10.1 – Esse enfoque na
maneira de falar, e não na realidade daquilo de que se fala, é por vezes
considerado como uma indicação do que entendemos por literatura: uma espécie de
linguagem auto-referencial, uma
linguagem que fala de si mesma.
11 – Mas também essa
definição da literatura encerra problemas. [...] Em grande parte daquilo que é
classificado como literatura, o valor verídico e a relevância prática do que é
dito é considerado importante para o
efeito geral. (p. 11)
11.1 – Contudo, mesmo
em se considerando que o discurso “não-pragmático” é parte do que se entende
por “literatura”, segue-se dessa “definição” o fato de a literatura não poder
ser, de fato, definida objetivamente.
11.2 – A definição de
literatura fica dependendo da maneira pela qual alguém resolver ler, e não da natureza daquilo que é
lido. Há certos tipos de escritos – poemas, peças de teatro, romances – que, de
forma claramente evidente, pretendem ser “não-pragmáticos” nesse sentido, mas
isso não nos garante que serão realmente lidos dessa maneira. (p. 11)
11.3 – Alguns textos
nascem literários, outros atingem a condição de literários, e a outros tal
condição é imposta. Sob esse aspecto, a produção do texto é muito mais
importante do que seu nascimento. O que importa pode não ser a origem do texto,
mas o modo pelo qual as pessoas o consideram. Se elas decidirem que se trata de
literatura, então, ao que parece, o texto será literatura, a despeito do que o
seu autor tenha pensado. (p. 12)
12 – [...] podemos
pensar na literatura menos como uma qualidade inerente, ou como um conjunto de
qualidades evidenciadas por certos tipos de escritos que vão desde Beowulf até Virginia Woolf, do que como
as várias maneiras pelas quais as pessoas se
relacionam com a escrita.
12. 1 – Não existe uma
“essência” da literatura.

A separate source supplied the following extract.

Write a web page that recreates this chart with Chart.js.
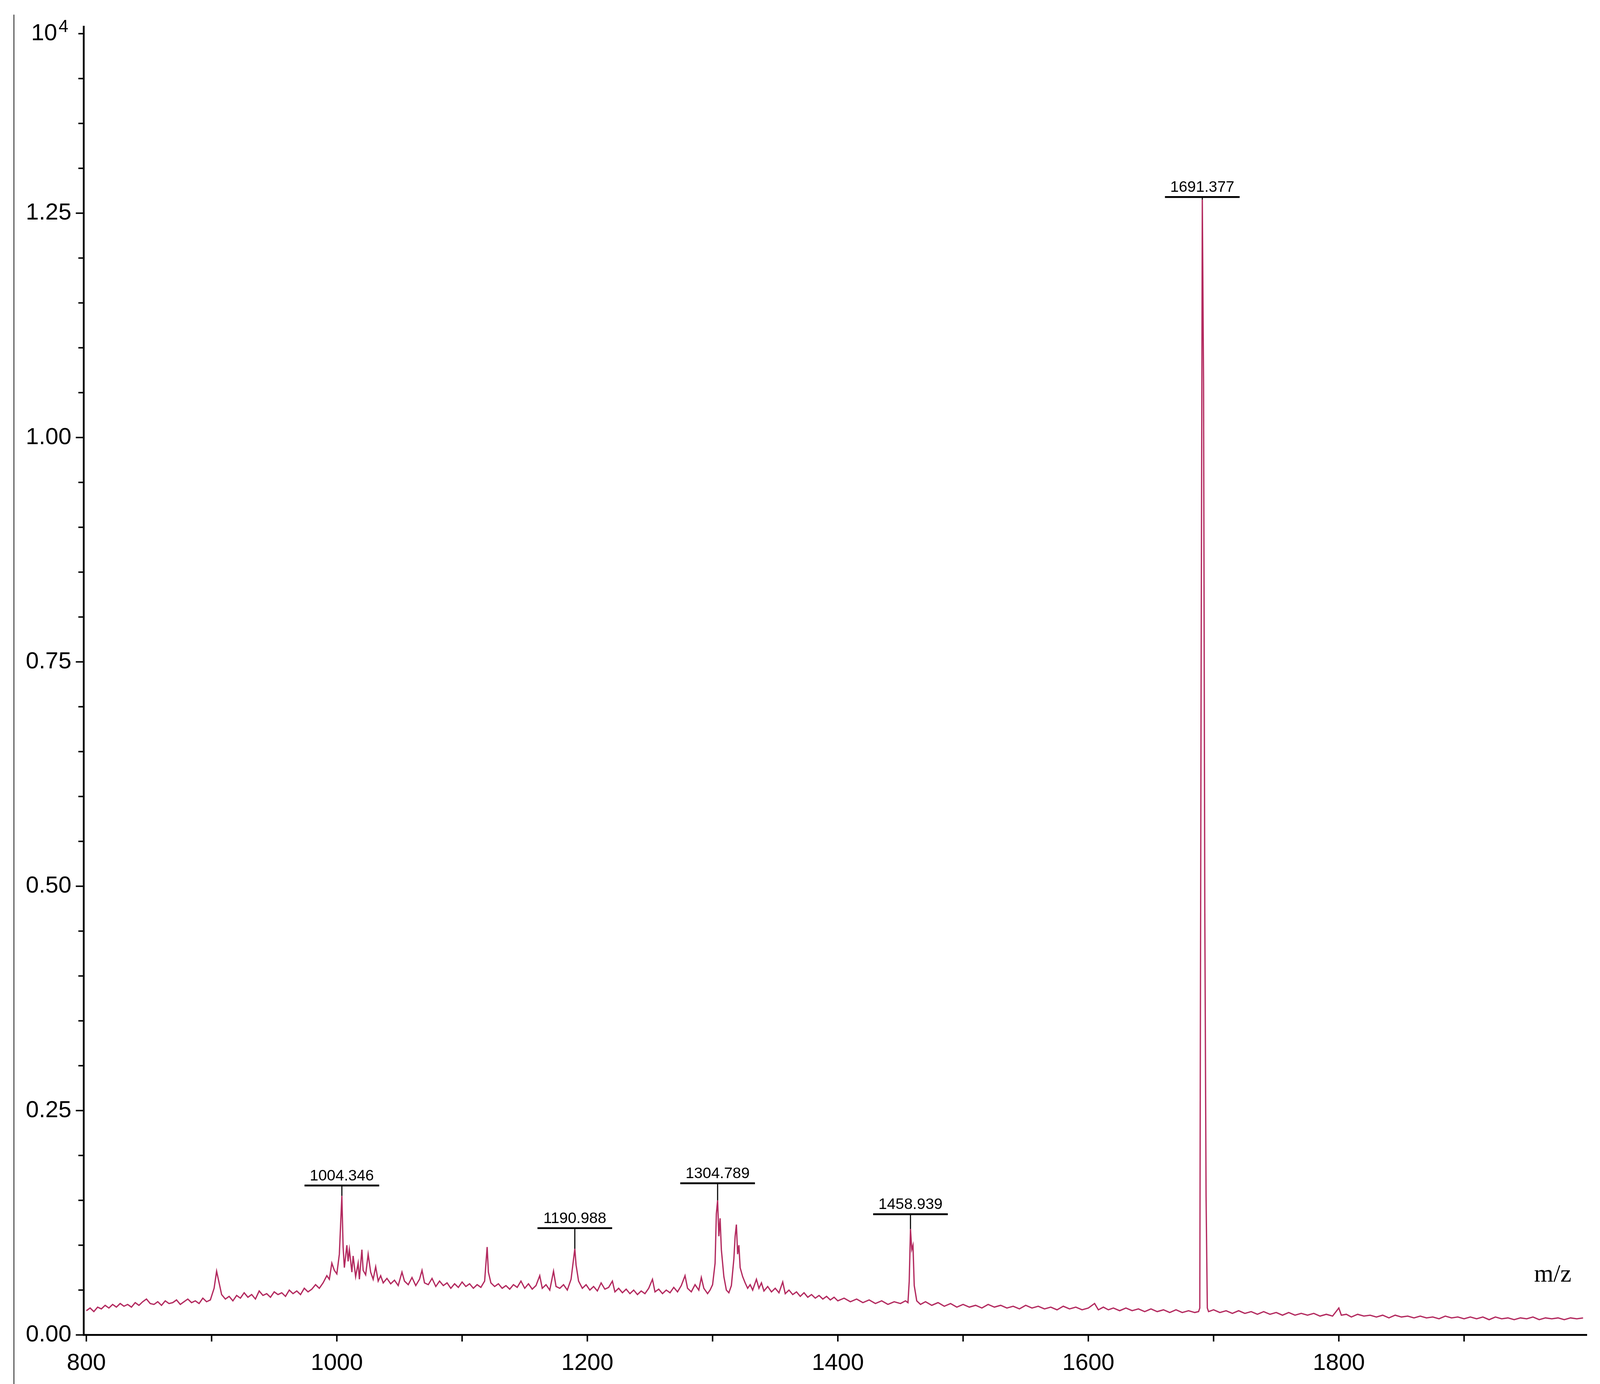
<!DOCTYPE html>
<html><head><meta charset="utf-8">
<script src="https://cdn.jsdelivr.net/npm/chart.js@4.4.1/dist/chart.umd.min.js"></script>
<style>html,body{margin:0;padding:0;background:#fff;overflow:hidden}#wrap{position:absolute;left:0;top:0;width:100vw;height:100vh}canvas{display:block}</style>
</head><body><div id="wrap"><canvas id="c"></canvas></div>
<script>
// intensity in thousandths of 10^4 counts, m/z in Da
const spectrum = [
[800,27],[803,30],[806,26],[809,31],[812,29],[815,33],[818,30],[821,34],[824,31],[827,35],[830,32],[833,34],[836,31],[839,36],[842,33],[845,37],[848,40],[851,35],[854,34],[857,37],[860,33],[863,38],[866,35],[869,36],[872,39],[875,34],[878,37],[881,40],[884,36],[887,38],[890,35],[893,41],[896,37],[899,39],[902,52],[904,71],[906,58],[908,45],[911,40],[914,43],[917,38],[920,44],[923,41],[926,47],[929,42],[932,45],[935,40],[938,49],[941,44],[944,46],[947,42],[950,48],[953,45],[956,47],[959,43],[962,50],[965,46],[968,49],[971,45],[974,52],[977,48],[980,51],[983,56],[986,52],[989,58],[992,66],[994,62],[996,80],[998,72],[1000,68],[1002,90],[1004,155],[1005,98],[1006,75],[1008,100],[1009,82],[1010,95],[1012,70],[1013,88],[1015,65],[1017,80],[1018,62],[1020,95],[1021,72],[1023,67],[1025,90],[1027,70],[1029,62],[1031,76],[1033,60],[1035,66],[1037,58],[1040,63],[1043,57],[1046,61],[1049,55],[1052,70],[1054,60],[1057,56],[1060,64],[1063,55],[1066,62],[1068,72],[1070,58],[1073,56],[1076,63],[1079,54],[1082,60],[1085,55],[1088,58],[1091,52],[1094,57],[1097,53],[1100,59],[1103,54],[1106,57],[1109,52],[1112,56],[1115,53],[1118,60],[1120,98],[1121,70],[1123,58],[1126,54],[1129,57],[1132,52],[1135,55],[1138,51],[1141,56],[1144,53],[1147,60],[1150,52],[1153,57],[1156,51],[1159,55],[1162,66],[1164,52],[1167,56],[1170,50],[1173,71],[1175,54],[1178,52],[1181,56],[1184,50],[1187,62],[1190,96],[1191,78],[1193,60],[1196,52],[1199,56],[1202,50],[1205,54],[1208,49],[1211,58],[1214,51],[1217,53],[1220,60],[1222,48],[1225,52],[1228,47],[1231,51],[1234,46],[1237,50],[1240,45],[1243,49],[1246,46],[1249,52],[1252,62],[1254,48],[1257,51],[1260,46],[1263,50],[1266,47],[1269,53],[1272,48],[1275,55],[1278,66],[1280,52],[1283,48],[1286,56],[1289,50],[1291,64],[1293,52],[1296,46],[1298,50],[1300,56],[1302,80],[1303,135],[1304,150],[1305,110],[1306,130],[1307,95],[1309,65],[1311,50],[1313,47],[1315,55],[1317,85],[1318,110],[1319,123],[1320,90],[1321,100],[1322,75],[1324,65],[1326,58],[1328,52],[1330,56],[1332,50],[1335,62],[1337,52],[1339,58],[1341,49],[1344,54],[1347,48],[1350,52],[1353,47],[1356,59],[1358,46],[1361,50],[1364,45],[1367,48],[1370,43],[1373,47],[1376,42],[1379,45],[1382,41],[1385,44],[1388,40],[1391,43],[1394,39],[1397,42],[1400,38],
[1405,41],[1410,37],[1415,40],[1420,36],[1425,39],[1430,35],[1435,38],[1440,34],[1445,37],[1450,35],[1454,38],[1456,36],[1457,60],[1458,118],[1459,95],[1460,100],[1461,55],[1463,38],[1466,34],[1470,37],[1475,33],[1480,36],[1485,32],[1490,35],[1495,31],[1500,34],[1505,31],[1510,33],[1515,30],[1520,34],[1525,31],[1530,33],[1535,30],[1540,32],[1545,29],[1550,33],[1555,30],[1560,32],[1565,29],[1570,31],[1575,28],[1580,32],[1585,29],[1590,31],[1595,28],[1600,30],[1605,35],[1608,28],[1612,31],[1616,28],[1620,30],[1625,27],[1630,30],[1635,27],[1640,29],[1645,26],[1650,29],[1655,26],[1660,28],[1665,25],[1670,28],[1675,25],[1680,27],[1685,25],[1688,26],[1689,30],[1690,700],[1691,1265],[1692,1060],[1693,470],[1694,155],[1695,30],[1696,26],[1700,28],[1705,25],[1710,27],[1715,24],[1720,27],[1725,24],[1730,26],[1735,23],[1740,26],[1745,23],[1750,25],[1755,22],[1760,25],[1765,22],[1770,24],[1775,22],[1780,24],[1785,21],[1790,23],[1795,21],[1800,30],[1802,22],[1806,23],[1810,20],[1815,23],[1820,21],[1825,22],[1830,20],[1835,22],[1840,19],[1845,22],[1850,20],[1855,21],[1860,19],[1865,21],[1870,19],[1875,20],[1880,18],[1885,21],[1890,19],[1895,20],[1900,18],[1905,20],[1910,18],[1915,20],[1920,17],[1925,20],[1930,18],[1935,19],[1940,17],[1945,19],[1950,18],[1955,20],[1960,17],[1965,19],[1970,18],[1975,19],[1980,17],[1985,19],[1990,18],[1995,19]
];
const peakLabels = ["1004.346","1190.988","1304.789","1458.939","1691.377"];
const peakMz = [1004,1190,1304,1458,1691];
const peakTop = [0.155,0.096,0.150,0.118,1.265];
const peakBarY = [0.1665,0.119,0.169,0.1345,1.268];
const xTickValues = [800,900,1000,1100,1200,1300,1400,1500,1600,1700,1800,1900];
const xLabelValues = [800,1000,1200,1400,1600,1800];
const yTickValues = [0,0.05,0.1,0.15,0.2,0.25,0.3,0.35,0.4,0.45,0.5,0.55,0.6,0.65,0.7,0.75,0.8,0.85,0.9,0.95,1.0,1.05,1.1,1.15,1.2,1.25,1.3,1.35,1.4,1.45];
const yLabelValues = [0,0.25,0.5,0.75,1.0,1.25];

const COLOR = '#B32A5F';
const K = window.innerWidth / 4370;   // design units -> CSS px
const isIn = (v, arr) => arr.some(a => Math.abs(a - v) < 1e-6);
const f = (n, fam) => (n * K) + 'px ' + fam;
const SANS = '"Liberation Sans", Arial, sans-serif';

const deco = {
  id: 'deco',
  afterDraw(ch) {
    const ctx = ch.ctx, xs = ch.scales.x, ys = ch.scales.y, a = ch.chartArea;
    ctx.save();
    ctx.strokeStyle = '#000'; ctx.lineWidth = 4 * K;
    yTickValues.forEach(v => {
      const py = ys.getPixelForValue(v), len = (isIn(v, yLabelValues) ? 22 : 15) * K;
      ctx.beginPath(); ctx.moveTo(a.left - len, py); ctx.lineTo(a.left, py); ctx.stroke();
    });
    xTickValues.forEach(v => {
      const px = xs.getPixelForValue(v);
      ctx.beginPath(); ctx.moveTo(px, a.bottom); ctx.lineTo(px, a.bottom + 18 * K); ctx.stroke();
    });
    ctx.lineWidth = 2 * K;
    ctx.beginPath(); ctx.moveTo(38 * K, 40 * K); ctx.lineTo(38 * K, ch.height); ctx.stroke();
    ctx.fillStyle = '#000'; ctx.textBaseline = 'alphabetic'; ctx.textAlign = 'left';
    ctx.font = f(64, SANS);
    ctx.fillText('10', 85 * K, 110 * K);
    ctx.font = f(48, SANS);
    ctx.fillText('4', 160 * K, 88 * K);
    ctx.font = f(68, '"Liberation Serif", "Times New Roman", serif');
    ctx.fillText('m/z', 4190 * K, 3500 * K);
    ctx.font = f(42, '"Liberation Sans Narrow", "Liberation Sans", sans-serif');
    ctx.textAlign = 'center';
    peakLabels.forEach((t, i) => {
      const px = xs.getPixelForValue(peakMz[i]);
      const by = ys.getPixelForValue(peakBarY[i]);
      const ty = ys.getPixelForValue(peakTop[i]);
      ctx.lineWidth = 5 * K;
      ctx.beginPath(); ctx.moveTo(px - 102 * K, by); ctx.lineTo(px + 102 * K, by); ctx.stroke();
      if (ty > by + 6 * K) {
        ctx.lineWidth = 3 * K;
        ctx.beginPath(); ctx.moveTo(px, by); ctx.lineTo(px, ty); ctx.stroke();
      }
      ctx.fillText(t, px, by - 14 * K);
    });
    ctx.restore();
  }
};

new Chart(document.getElementById('c'), {
  type: 'line',
  data: { datasets: [{
    data: spectrum.map(p => ({ x: p[0], y: p[1] / 1000 })),
    borderColor: COLOR, borderWidth: 3.5 * K, pointRadius: 0, tension: 0, fill: false
  }]},
  options: {
    responsive: true, maintainAspectRatio: false, animation: false,
    layout: { padding: { top: 40 * K, right: 36 * K, left: 0, bottom: 0 } },
    plugins: { legend: { display: false }, tooltip: { enabled: false } },
    scales: {
      x: {
        type: 'linear', min: 798, max: 1998,
        afterBuildTicks: s => { s.ticks = xTickValues.map(v => ({ value: v })); },
        afterFit: s => { s.height = 134 * K; },
        grid: { display: false, drawTicks: false },
        border: { display: true, color: '#000', width: 5 * K },
        ticks: { color: '#000', font: { family: SANS, size: 64 * K }, padding: 40 * K, maxRotation: 0, autoSkip: false,
          callback: v => isIn(v, xLabelValues) ? String(v) : '' }
      },
      y: {
        type: 'linear', min: 0, max: 1.458,
        afterBuildTicks: s => { s.ticks = yTickValues.map(v => ({ value: v })); },
        afterFit: s => { s.width = 229 * K; },
        grid: { display: false, drawTicks: false },
        border: { display: true, color: '#000', width: 5 * K },
        ticks: { color: '#000', font: { family: SANS, size: 64 * K }, padding: 34 * K, autoSkip: false,
          callback: v => isIn(v, yLabelValues) ? v.toFixed(2) : '' }
      }
    }
  },
  plugins: [deco]
});
</script></body></html>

Qualquer fragmento de escrita pode ser lido
“não-pragmaticamente”, se é isso o que significa ler um texto como literatura,
assim como qualquer escrito pode ser lido “poeticamente”. (p. 12)
12.2 – “Literatura”
talvez signifique exatamente o oposto: qualquer tipo de escrita que, por alguma
razão, seja altamente valorizada. (p. 13)
12.3 – Em muitas
sociedades, a literatura teve funções absolutamente práticas, como função
religiosa; a nítida distinção entre “prático” e “não-prático” talvez só seja
possível numa sociedade como a nossa, na qual a literatura deixou de ter grande
função prática. Poderemos estar oferecendo como definição geral um sentido do
“literário” que é, na verdade, historicamente específico. (p. 12)
13 – [...] a sugestão
de que “literatura” é um tipo de escrita altamente valorizada é esclarecedora.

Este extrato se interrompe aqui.